DAWN, a maker and distributor of branded sanitaryware, kitchen, plumbing, engineering and civil products, saw revenue rise 12% to R4.2bn in the year to June, despite continuing depressed building and infrastructure markets.
The group has benefited from restructuring over the last three years, with headline earnings per share shooting up 133% from last year.
Overall sales volumes increased 7% and prices by 5%, as the group continued to increase market share. It says this is crucial in driving economies of scale and factory throughput in the company’s two main operating segments, comprising building and infrastructure.
It says its infrastructure segment is "markedly up", despite continuing pressure on the group’s main building segment.

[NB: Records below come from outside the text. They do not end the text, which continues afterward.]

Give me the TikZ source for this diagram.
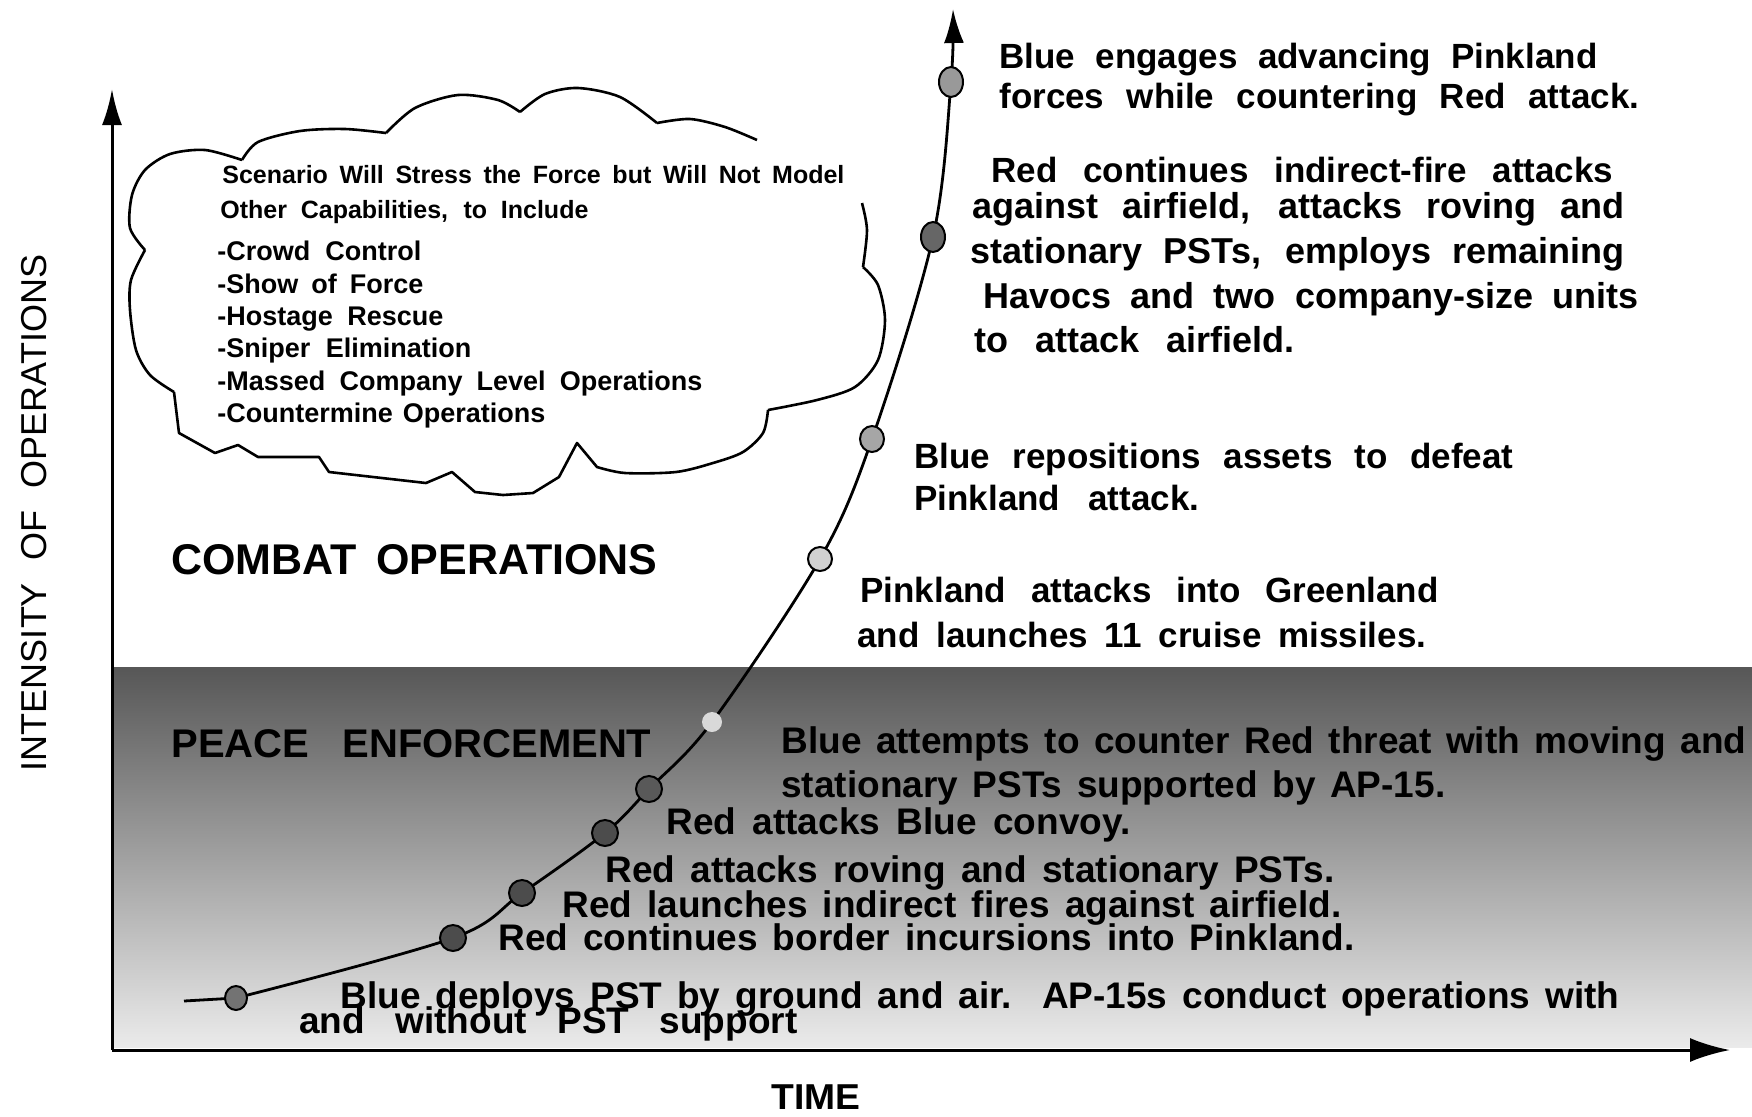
\documentclass[tikz,border=0pt]{standalone}
\usepackage{fontspec}
\setmainfont{Liberation Sans}
\usetikzlibrary{arrows.meta,shapes.geometric}
\newlength\fitL
\newlength\fitT
\newcommand\fitline[2]{\setlength\fitT{\dimexpr #1pt/2\relax}\settowidth\fitL{#2}\ifdim\fitL<\fitT\makebox[\fitT][s]{#2}\else\resizebox{\fitT}{\height}{#2}\fi}
\begin{document}
\begin{tikzpicture}[x=0.5pt,y=-0.5pt,
  txt/.style={anchor=base west, inner sep=0pt, font=\bfseries\fontsize{#1}{#1}\selectfont},
  txt/.default=17.5,
  dotn/.style={ellipse, draw=black, line width=1pt, inner sep=0pt},
  axis/.style={line width=1.5pt, -{Latex[length=18pt,width=10pt]}},
  curve/.style={line width=1.4pt},
  cloud/.style={line width=1.3pt, line join=round}]
\useasboundingbox (0,0) rectangle (1752,1116);
\fill[white] (0,0) rectangle (1752,1116);
% shaded band
\shade[top color=black!66, middle color=black!40, bottom color=black!8] (112,667) rectangle (1752,1047);
% axes
\coordinate (O) at (112,1050);
\coordinate (Ytop) at (112,89);
\coordinate (Xend) at (1730,1050);
\draw[axis] (O) -- (Ytop);
\draw[axis, -{Latex[length=20pt,width=12pt]}] (O) -- (Xend);
% curve points
\coordinate (p0) at (184,1001);
\coordinate (p1) at (236,998);
\coordinate (p2) at (453,938);
\coordinate (p3) at (522,893);
\coordinate (p4) at (605,833);
\coordinate (p5) at (649,789);
\coordinate (p6) at (712,722);
\coordinate (p7) at (820,559);
\coordinate (p8) at (872,439);
\coordinate (p9) at (933,237);
\coordinate (p10) at (951,82);
\coordinate (tip) at (953,9);
\draw[curve] (p0) -- (p1);
\draw[curve, -{Latex[length=17pt,width=10pt]}] plot[smooth, tension=0.55] coordinates {(p1) (p2) (p3) (p4) (p5) (p6) (p7) (p8) (p9) (p10) (tip)};
% dots
\node[dotn, fill=black!55, minimum width=11pt, minimum height=12pt] (d1) at (p1) {};
\node[dotn, fill=black!70, minimum width=13pt, minimum height=13pt] (d2) at (p2) {};
\node[dotn, fill=black!70, minimum width=13pt, minimum height=13pt] (d3) at (p3) {};
\node[dotn, fill=black!70, minimum width=13pt, minimum height=13pt] (d4) at (p4) {};
\node[dotn, fill=black!65, minimum width=13pt, minimum height=13pt] (d5) at (p5) {};
\node[dotn, draw=none, fill=black!15, minimum width=10pt, minimum height=10pt] (d6) at (p6) {};
\node[dotn, fill=black!18, minimum width=12pt, minimum height=12pt] (d7) at (p7) {};
\node[dotn, fill=black!35, minimum width=12pt, minimum height=13pt] (d8) at (p8) {};
\node[dotn, fill=black!60, minimum width=12pt, minimum height=15pt] (d9) at (p9) {};
\node[dotn, fill=black!40, minimum width=12pt, minimum height=15pt] (d10) at (p10) {};
% cloud
\draw[cloud] plot[smooth] coordinates {(145,250) (130,228) (132,195) (145,170) (170,154) (205,150) (242,160)}
  plot[smooth] coordinates {(242,160) (258,142) (300,131) (345,129) (386,133)}
  plot[smooth] coordinates {(386,133) (415,108) (458,95) (498,100) (520,112)}
  plot[smooth] coordinates {(520,112) (545,94) (578,88) (620,97) (657,123)}
  plot[smooth] coordinates {(657,123) (690,119) (725,127) (757,140)};
\draw[cloud] plot[smooth] coordinates {(862,203) (867,230) (863,267)}
  plot[smooth] coordinates {(863,267) (878,285) (885,320) (878,360) (855,387) (817,400) (768,410)}
  plot[smooth] coordinates {(768,410) (763,433) (743,452) (713,463) (676,472) (625,473) (597,467)}
  -- (577,443) -- (559,477) -- (533,493) -- (503,495) -- (475,492) -- (452,472) -- (426,483)
  -- (329,472) -- (319,457) -- (258,457) -- (238,445) -- (215,453) -- (179,433) -- (174,392)
  plot[smooth] coordinates {(174,392) (150,375) (136,350) (130,310) (131,280) (145,250)};
% cloud text
\node[txt=12.5] (c1) at (222,183) {\fitline{622}{Scenario Will Stress the Force but Will Not Model}};
\node[txt=12.5] (c2) at (220,218) {\fitline{368}{Other Capabilities, to Include}};
\node[txt=13.5] (c3) at (217,260) {\fitline{204}{-Crowd Control}};
\node[txt=13.5] (c4) at (217,293) {\fitline{206}{-Show of Force}};
\node[txt=13.5] (c5) at (217,325) {\fitline{226}{-Hostage Rescue}};
\node[txt=13.5] (c6) at (217,357) {\fitline{254}{-Sniper Elimination}};
\node[txt=13.5] (c7) at (217,390) {\fitline{485}{-Massed Company Level Operations}};
\node[txt=13.5] (c8) at (217,422) {\fitline{328}{-Countermine Operations}};
% right text
\node[txt] (r1) at (999,68) {\fitline{598}{Blue engages advancing Pinkland}};
\node[txt] (r2) at (999,108) {\fitline{640}{forces while countering Red attack.}};
\node[txt] (r3) at (991,182) {\fitline{622}{Red continues indirect-fire attacks}};
\node[txt=18] (r4) at (972,218) {\fitline{652}{against airfield, attacks roving and}};
\node[txt=18] (r5) at (970,263) {\fitline{654}{stationary PSTs, employs remaining}};
\node[txt=18] (r6) at (983,308) {\fitline{655}{Havocs and two company-size units}};
\node[txt=18] (r7) at (974,352) {\fitline{320}{to attack airfield.}};
\node[txt] (r8) at (914,468) {\fitline{599}{Blue repositions assets to defeat}};
\node[txt] (r9) at (914,510) {\fitline{285}{Pinkland attack.}};
\node[txt] (r10) at (860,602) {\fitline{578}{Pinkland attacks into Greenland}};
\node[txt] (r11) at (857,647) {\fitline{569}{and launches 11 cruise missiles.}};
% region labels
\node[txt=21.5] (combat) at (171,574) {\fitline{486}{COMBAT OPERATIONS}};
\node[txt=20] (peace) at (171,757) {\fitline{480}{PEACE ENFORCEMENT}};
% band text
\node[txt=18.5] (b14) at (781,753) {\fitline{965}{Blue attempts to counter Red threat with moving and}};
\node[txt=18.5] (b15) at (781,797) {\fitline{664}{stationary PSTs supported by AP-15.}};
\node[txt=18.5] (b16) at (666,834) {\fitline{464}{Red attacks Blue convoy.}};
\node[txt=18.5] (b17) at (605,882) {\fitline{729}{Red attacks roving and stationary PSTs.}};
\node[txt=18.5] (b18) at (562,917) {\fitline{779}{Red launches indirect fires against airfield.}};
\node[txt=18.5] (b19) at (498,950) {\fitline{856}{Red continues border incursions into Pinkland.}};
\node[txt=18.5] (b20) at (340,1008) {\fitline{1279}{Blue deploys PST by ground and air.~~AP-15s conduct operations with}};
\node[txt=18.5] (b21) at (299,1033) {\fitline{498}{and without PST support}};
% axis labels
\node[txt=18] (time) at (771,1109) {\resizebox{44.5pt}{\height}{TIME}};
\node[inner sep=0pt, rotate=90, font=\fontsize{18}{18}\selectfont] (ylab) at (34,513) {\fitline{516}{INTENSITY OF OPERATIONS}};
\end{tikzpicture}
\end{document}
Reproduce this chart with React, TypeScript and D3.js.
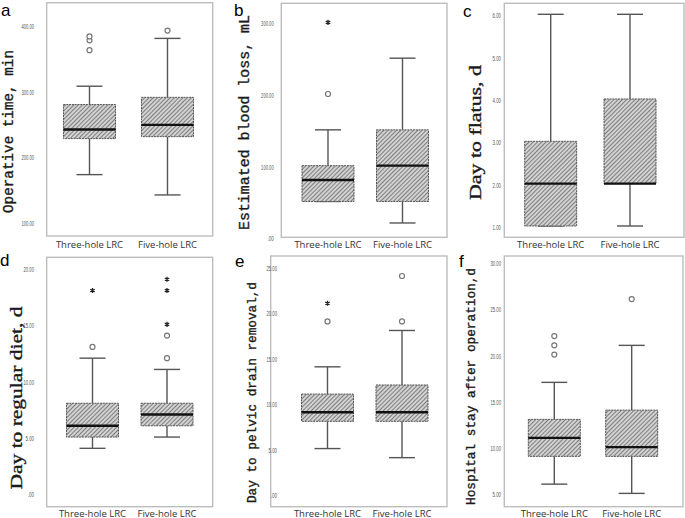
import React from "react";
import * as d3 from "d3";

const categories = ["Three-hole LRC", "Five-hole LRC"];

// [low whisker, Q1, median, Q3, high whisker] per group
const opTimeStats = [[172, 227, 241, 279, 307], [141, 230, 248, 290, 380]];
const opTimeCircles = [[362, 377, 383], [392]];
const opTimeStars = [[], []];
const opTimeTicks = [100, 200, 300, 400];

const bloodStats = [[50, 50, 80, 100, 150], [20, 50, 100, 150, 250]];
const bloodCircles = [[200], []];
const bloodStars = [[300], []];
const bloodTicks = [0, 100, 200, 300];

const flatusStats = [[1, 1, 2, 3, 6], [1, 2, 2, 4, 6]];
const flatusCircles = [[], []];
const flatusStars = [[], []];
const flatusTicks = [1, 2, 3, 4, 5, 6];

const dietStats = [[4, 5, 6, 8, 12], [5, 6, 7, 8, 11]];
const dietCircles = [[13], [12, 14]];
const dietStars = [[18], [15, 18, 19]];
const dietTicks = [0, 5, 10, 15, 20];

const drainStats = [[5, 8, 9, 11, 14], [4, 8, 9, 12, 18]];
const drainCircles = [[19], [19, 24]];
const drainStars = [[21], []];
const drainTicks = [0, 5, 10, 15, 20, 25];

const stayStats = [[6, 9, 11, 13, 17], [5, 9, 10, 14, 21]];
const stayCircles = [[20, 21, 22], [26]];
const stayStars = [[], []];
const stayTicks = [5, 10, 15, 20, 25, 30];

const panels = [
  { letter: "a", title: "Operative time, min", mono: true, stats: opTimeStats, circles: opTimeCircles, stars: opTimeStars, ticks: opTimeTicks,
    frame: [46.7, 2.7, 212.7, 236], domain: [78.3, 434.5], centers: [89.5, 167.5], tickX: 34, catY: 244,
    letterPos: [1, 16], titlePos: [9, 131.5], titleLen: 163, titleSize: 14.3 },
  { letter: "b", title: "Estimated blood loss, mL", mono: true, stats: bloodStats, circles: bloodCircles, stars: bloodStars, ticks: bloodTicks,
    frame: [281.3, 3.3, 447, 237.3], domain: [0, 326.6], centers: [328, 402.5], tickX: 273.7, catY: 244,
    letterPos: [234, 16], titlePos: [245, 122.5], titleLen: 215, titleSize: 15 },
  { letter: "c", title: "Day to flatus, d", mono: false, stats: flatusStats, circles: flatusCircles, stars: flatusStars, ticks: flatusTicks,
    frame: [504.3, 3.3, 684, 237.3], domain: [0.733, 6.26], centers: [550.7, 630], tickX: 501, catY: 244,
    letterPos: [463, 17], titlePos: [475, 132.5], titleLen: 135, titleSize: 16 },
  { letter: "d", title: "Day to regular diet, d", mono: false, stats: dietStats, circles: dietCircles, stars: dietStars, ticks: dietTicks,
    frame: [46.7, 257.3, 212.7, 506.7], domain: [-1.18, 20.95], centers: [92.5, 167], tickX: 34, catY: 513,
    letterPos: [0, 266], titlePos: [16, 398], titleLen: 183, titleSize: 16 },
  { letter: "e", title: "Day to pelvic drain removal,d", mono: true, stats: drainStats, circles: drainCircles, stars: drainStars, ticks: drainTicks,
    frame: [270.7, 256, 447, 506.7], domain: [-1.4, 26.2], centers: [327.5, 402], tickX: 277, catY: 513,
    letterPos: [235, 267], titlePos: [252, 392.5], titleLen: 221, titleSize: 13 },
  { letter: "f", title: "Hospital stay after operation,d", mono: true, stats: stayStats, circles: stayCircles, stars: stayStars, ticks: stayTicks,
    frame: [504.3, 256, 683, 506.7], domain: [3.56, 30.66], centers: [554.3, 631.7], tickX: 501, catY: 513,
    letterPos: [459, 267], titlePos: [471, 386.5], titleLen: 237, titleSize: 13 },
];

const BOX_W = 52;
const fmt = (d: number) => (d === 0 ? ".00" : d.toFixed(2));
const starPath = d3.symbol().type(d3.symbolAsterisk).size(18)() as string;

function Panel({ p }: { p: any }) {
  const [x0, y0, x1, y1] = p.frame;
  const y = d3.scaleLinear().domain(p.domain).range([y1, y0]);
  const x = d3.scalePoint<string>().domain(categories).range(p.centers);
  const hw = BOX_W / 2;
  const cw = BOX_W / 4;
  return (
    <g>
      <rect x={x0} y={y0} width={x1 - x0} height={y1 - y0} fill="#fff" stroke="#bdbdbd" strokeWidth={1.4} />
      {p.ticks.map((t: number) => {
        const s = fmt(t);
        return (
          <text key={t} x={p.tickX} y={y(t) + 1.5} textAnchor="end" dominantBaseline="central"
            fontFamily="Liberation Sans" fontSize={7} fill="#555"
            textLength={s.length * 2.1} lengthAdjust="spacingAndGlyphs">{s}</text>
        );
      })}
      {categories.map((c, i) => {
        const cx = x(c) as number;
        const [lo, q1, med, q3, hi] = p.stats[i];
        return (
          <g key={c}>
            <line x1={cx} x2={cx} y1={y(hi)} y2={y(q3)} stroke="#555" strokeWidth={1.4} />
            <line x1={cx} x2={cx} y1={y(q1)} y2={y(lo)} stroke="#555" strokeWidth={1.4} />
            <line x1={cx - cw} x2={cx + cw} y1={y(hi)} y2={y(hi)} stroke="#555" strokeWidth={1.4} />
            <line x1={cx - cw} x2={cx + cw} y1={y(lo)} y2={y(lo)} stroke="#555" strokeWidth={1.4} />
            <rect x={cx - hw} y={y(q3)} width={BOX_W} height={y(q1) - y(q3)} fill={`url(#hatch)`}
              stroke="#555" strokeWidth={1} strokeDasharray="2 0.8" />
            <line x1={cx - hw} x2={cx + hw} y1={y(med)} y2={y(med)} stroke="#111" strokeWidth={2.4} />
            {p.circles[i].map((v: number, k: number) => (
              <circle key={"c" + k} cx={cx} cy={y(v)} r={2.5} fill="#fff" stroke="#777" strokeWidth={1.2} />
            ))}
            {p.stars[i].map((v: number, k: number) => (
              <path key={"s" + k} d={starPath} transform={`translate(${cx},${y(v)})`} stroke="#222" strokeWidth={1.3} fill="none" />
            ))}
            <text x={cx} y={p.catY} textAnchor="middle" dominantBaseline="central"
              fontFamily="Open Sans" fontSize={9.5} fill="#333">{c}</text>
          </g>
        );
      })}
      <text x={p.letterPos[0]} y={p.letterPos[1]} fontFamily="Liberation Sans" fontSize={17} fill="#000">{p.letter}</text>
      <text transform={`translate(${p.titlePos[0]},${p.titlePos[1]}) rotate(-90)`} textAnchor="middle" dominantBaseline="central"
        fontFamily={p.mono ? "Liberation Mono" : "Liberation Serif"} fontSize={p.titleSize} fill="#1a1a1a"
        stroke="#1a1a1a" strokeWidth={0.35}
        textLength={p.titleLen} lengthAdjust="spacingAndGlyphs">{p.title}</text>
    </g>
  );
}

export default function App() {
  return (
    <svg width={685} height={518} style={{ position: "absolute", left: 0, top: 0, background: "#fff" }}>
      <defs>
        <pattern id="hatch" patternUnits="userSpaceOnUse" width={3} height={3} patternTransform="rotate(45)">
          <rect width={3} height={3} fill="#d2d2d2" />
          <line x1={0.5} y1={0} x2={0.5} y2={3} stroke="#7d7d7d" strokeWidth={1} />
        </pattern>
      </defs>
      <rect width={685} height={518} fill="#fff" />
      {panels.map((p) => <Panel key={p.letter} p={p} />)}
    </svg>
  );
}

Dawn is a bellwether for the overall health of South Africa’s building and construction industries.
It sells thousands of products used in engineering, mining, municipal, civil, plumbing and irrigation markets, and also operates in selected African countries and Mauritius.
Operating profit leapt 60% to R163m from R102m last year. Group operating margin rose from 2.7% to 3.9%, mainly on a continued improvement in its infrastructure division, especially from municipal water and sanitation projects, and maintenance work in mining.
"We are extremely pleased with the turnaround of 133% seen in headline earnings per share following a number of improvements in our business, as part of our restructuring process over the last three years," CEO Derek Tod said on Thursday.
"The main reason for the improvement in headline earnings per share was financial controls," Mr Tod said.
He also said the group had achieved "considerable improvements" in stock control.
Chief financial officer, Dries Ferreira, said on Thursday the group’s free cash-flow had improved fourfold to R221m in the last 12 months, or was double the target.
Meanwhile, net debt to equity was down to 15.8% from 71% in 2009.
"We generate double the cash flow required to service the debt of the group," Mr Ferreira said.
"It’s a good turnaround story," Janine Weilbach, equity analyst at Thebe Stockbroking, said on Thursday.
She said this was particularly so in the context of the depressed building and construction markets in South Africa.
"There are some good signs if you look at the debt. There are a lot of positives that come out of these numbers — the efficiencies are there," she said.
But, she also said there was "still some way to go".
Dawn had recently struggled with debt, which led to the implementation of a rights issue that greatly reduced gearing.